Why Do I Sometimes Get Better Accuracy With A Higher Learning Rate Gradient Descent?steemCreated with Sketch.

in #programming7 years ago (edited)

Simple.

You’re overstepping local minima to converge on something closer to the global minimum.

Consider the following graph:

Although your model probably has more dimensions, let this graph represent the decisions space of a three dimensional model. (this is because humans generally suck at visualizing more than three dimensions, but the math doesn’t give a shit, so we are all good)

Imagine you are standing somewhere on the graph above. Let’s for the sake of demonstration say that your initial position is at the top of the red uprise around point (0,2,6).

Currently, your loss function value is super high (6) - this is what you want to minimize.

Take a moment to look at the graph. If we want to minimize our loss function (the z value), where would the optimal convergence point be?

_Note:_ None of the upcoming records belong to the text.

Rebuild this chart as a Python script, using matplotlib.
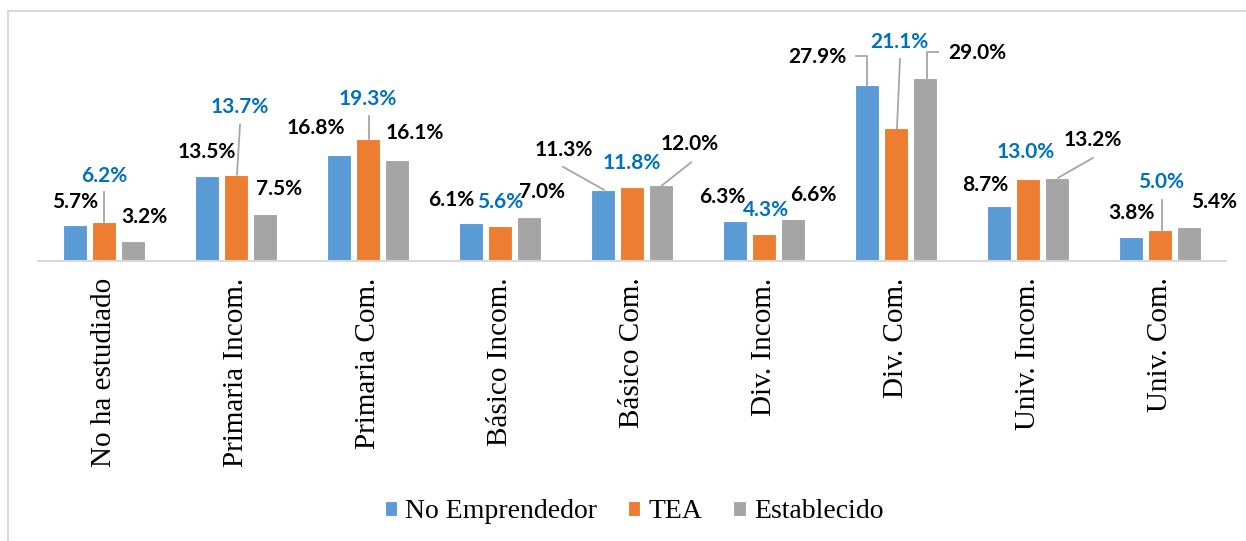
import numpy as np
import matplotlib.pyplot as plt
from matplotlib.lines import Line2D
from matplotlib.transforms import IdentityTransform

categorias = ['No ha estudiado', 'Primaria Incom.', 'Primaria Com.', 'Básico Incom.',
              'Básico Com.', 'Div. Incom.', 'Div. Com.', 'Univ. Incom.', 'Univ. Com.']
no_emprendedor = [5.7, 13.5, 16.8, 6.1, 11.3, 6.3, 27.9, 8.7, 3.8]
tea = [6.2, 13.7, 19.3, 5.6, 11.8, 4.3, 21.1, 13.0, 5.0]
establecido = [3.2, 7.5, 16.1, 7.0, 12.0, 6.6, 29.0, 13.2, 5.4]
series = ['No Emprendedor', 'TEA', 'Establecido']

colores = ['#5B9BD5', '#ED7D31', '#A5A5A5']
color_etiqueta = ['black', '#0070C0', 'black']

# desplazamiento de cada etiqueta (px) respecto a la punta de su barra
desp = [
    [(0, 23), (0, 46), (11, 24)],
    [(0, 24), (4, 68), (14, 25)],
    [(-23, 27), (0, 40), (18, 27)],
    [(-20, 23), (0, 24), (13, 25)],
    [(-39, 40), (0, 24), (29, 41)],
    [(-13, 24), (2, 24), (20, 24)],
    [(-50, 28), (3, 86), (52, 25)],
    [(-14, 21), (-2, 27), (36, 38)],
    [(0, 24), (1, 47), (25, 25)],
]
# líneas guía (px, relativas a la punta de la barra): (grupo, serie, puntos)
guias = [
    (0, 1, [(0, 30), (0, 0)]),
    (1, 1, [(4, 50), (1, 0)]),
    (2, 1, [(1, 23), (1, 0)]),
    (4, 0, [(-40, 23), (1, 0)]),
    (4, 2, [(30, 23), (1, 0)]),
    (6, 0, [(-11, 29), (0, 29), (0, 0)]),
    (6, 1, [(4, 69), (1, 0)]),
    (6, 2, [(13, 26), (2, 26), (2, 0)]),
    (7, 2, [(36, 20), (1, 0)]),
    (8, 1, [(2, 30), (2, 0)]),
]

W, H = 1246, 541
fig = plt.figure(figsize=(W / 100, H / 100), dpi=100)
ax = fig.add_axes([38 / W, 280 / H, 1188 / W, 250 / H])

x = np.arange(len(categorias))
datos = [no_emprendedor, tea, establecido]
paso = 0.22
for k, valores in enumerate(datos):
    ax.bar(x + (k - 1) * paso, valores, width=0.185, color=colores[k],
           edgecolor='white', linewidth=0.8, label=series[k], zorder=2)

ax.set_xlim(-0.5, len(categorias) - 0.5)
ax.set_ylim(0, 250 / 6.3)
ax.set_yticks([])
ax.set_xticks(x)
ax.set_xticklabels(categorias, rotation=90, fontsize=21, family='Liberation Serif')
ax.tick_params(axis='x', length=0, pad=12)
for lado in ['top', 'right', 'left']:
    ax.spines[lado].set_visible(False)
ax.spines['bottom'].set_color('#D9D9D9')
ax.spines['bottom'].set_linewidth(1.5)

for i in range(len(categorias)):
    for k, valores in enumerate(datos):
        dx, dy = desp[i][k]
        ax.annotate(f'{valores[i]:.1f}%', xy=(x[i] + (k - 1) * paso, valores[i]),
                    xytext=(dx, dy), textcoords='offset pixels', ha='center', va='center',
                    fontsize=15, fontweight='bold', family='Lato', color=color_etiqueta[k])

for i, k, puntos in guias:
    px, py = ax.transData.transform((x[i] + (k - 1) * paso, datos[k][i]))
    xs = [px + p[0] for p in puntos]
    ys = [py + p[1] for p in puntos]
    fig.add_artist(Line2D(xs, ys, transform=IdentityTransform(), color='#A6A6A6', lw=1.3))

leg = fig.legend(loc='center', bbox_to_anchor=(634 / W, 29 / H), ncol=3, frameon=False,
                 prop={'family': 'Liberation Serif', 'size': 20},
                 handlelength=0.45, handleheight=0.45, handletextpad=0.3, columnspacing=1.1)

# marco exterior del gráfico
fig.add_artist(Line2D([8 / W, 1], [1 - 11 / H, 1 - 11 / H], transform=fig.transFigure,
                      color='#D9D9D9', lw=1.5))
fig.add_artist(Line2D([8 / W, 8 / W], [0, 1 - 11 / H], transform=fig.transFigure,
                      color='#D9D9D9', lw=1.5))

fig.savefig('out.png', dpi=100)
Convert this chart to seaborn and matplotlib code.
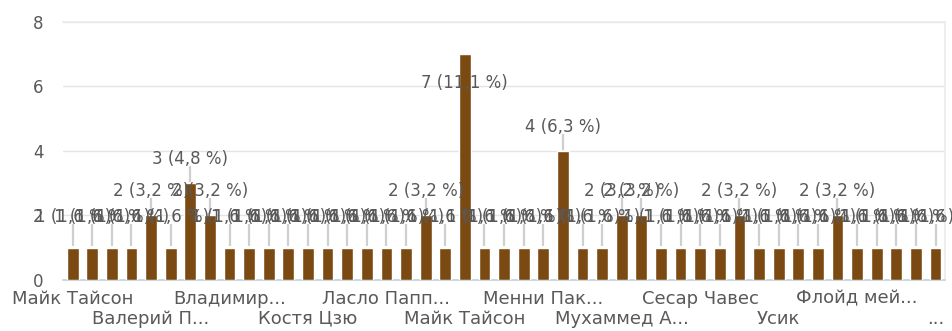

The answer is somewhere around (0,-2,-6), so this is where we want our algorithm to end up.It’d be great if there’s a GOTO(global_minima) function, but there isn’t. In fact, we actually know is the function that produced this graph (the loss function) - the graph is just an educational tool.

Now, I won’t go too much into other optimization algorithms as this is primarily about gradient descent, but I’ll briefly mention that the naive approach of trying random values Monte Carlo style won’t be very efficient as you’re assuming there’s no relationship between good and bad values.

For the Monte Carlo method to be efficient, the graph should look something like this where the dots are points on the graph (with random values):

Gradient descent is a better alternative to our naive approach. Gradient descent works by taking a step towards a lower point on the graph, and continuing to do so until you reach somewhere where you can no longer take a step down. This is where the algorithm converges.

The length of each step is what we call the learning rate.

Let’s try to run this algorithm on our graph above.

(I recognize that this was poorly drawn. The distance between the points is supposed to be constant)

We see that the algorithm converges in (-1,2,-4), and not (0,-2,-6) which we determined would be the optimal outcome.

To answer your question, the reason you see an improved accuracy when you increase the learning rate is that it oversteps some of the local minima, and therefore converges closer to the global minimum (not spatially necessarily, but in value).

Mathematically, gradient descent works by taking the derivative of each variable (each dimension) to determine which way it should step. If done numerically, this is the equivalent of feeling with your feet which way will make you go down the fastest, and updating the position based on the learning rate.

position = position + learning_rate * direction_vector

The algorithm can therefore be classified as greedy as it has no sense of the overall landscape, and is thus limited to making the logical choice at each position as it doesn’t have a concept of the overall landscape, and thus the global minima.

When using gradient descent, you’re only guaranteed to converge on a local minima; not the global minima. Though in practice, gradient descent rarely converges. Instead, it’s trained for n iterations, or until it doesn’t improve the accuracy anymore.

It’s possible to minimize the chance of converging on only a local minima by training the network multiple times using different initialization points; the point on the high dimensional graph from where you start your descension.

The problem with this technique is that it requires a lot of computing power, and doesn’t necessarily improve your results (there’s still no guarantee that it will find a better local minima).

Furthermore, by introducing an element of randomness, you give up the determinism which may be a problem in some scenarios.

Other ways of minimizing the odds of convergence on local minima include using the momentum method, and stochastic gradient descent. There are a few other as well, but they all fall into the category of optimizers.

Sort:  

A day after deciding to tinker with Python and TensorFlor, I find this. Going to follow you for more technical goodies! :)

Great, thanks.

Great article about gradient descent. Many modern machine learning algorithms (e.g. feedforward neural network) use stochastic gradient descent for updating parameters. There are also some modifications (e.g. batch stochastic descent) to speed up training while keeping the accuracy. Look forward to other of your articles about those techniques

I briefly mentioned some of those techniques in at the end.

You're correct that stochastic gradient descent has somewhat overtaken traditional gradient descent if for no other reason than it's faster to compute.

Anyway, there will definitely be more articles about these other techniques in the future.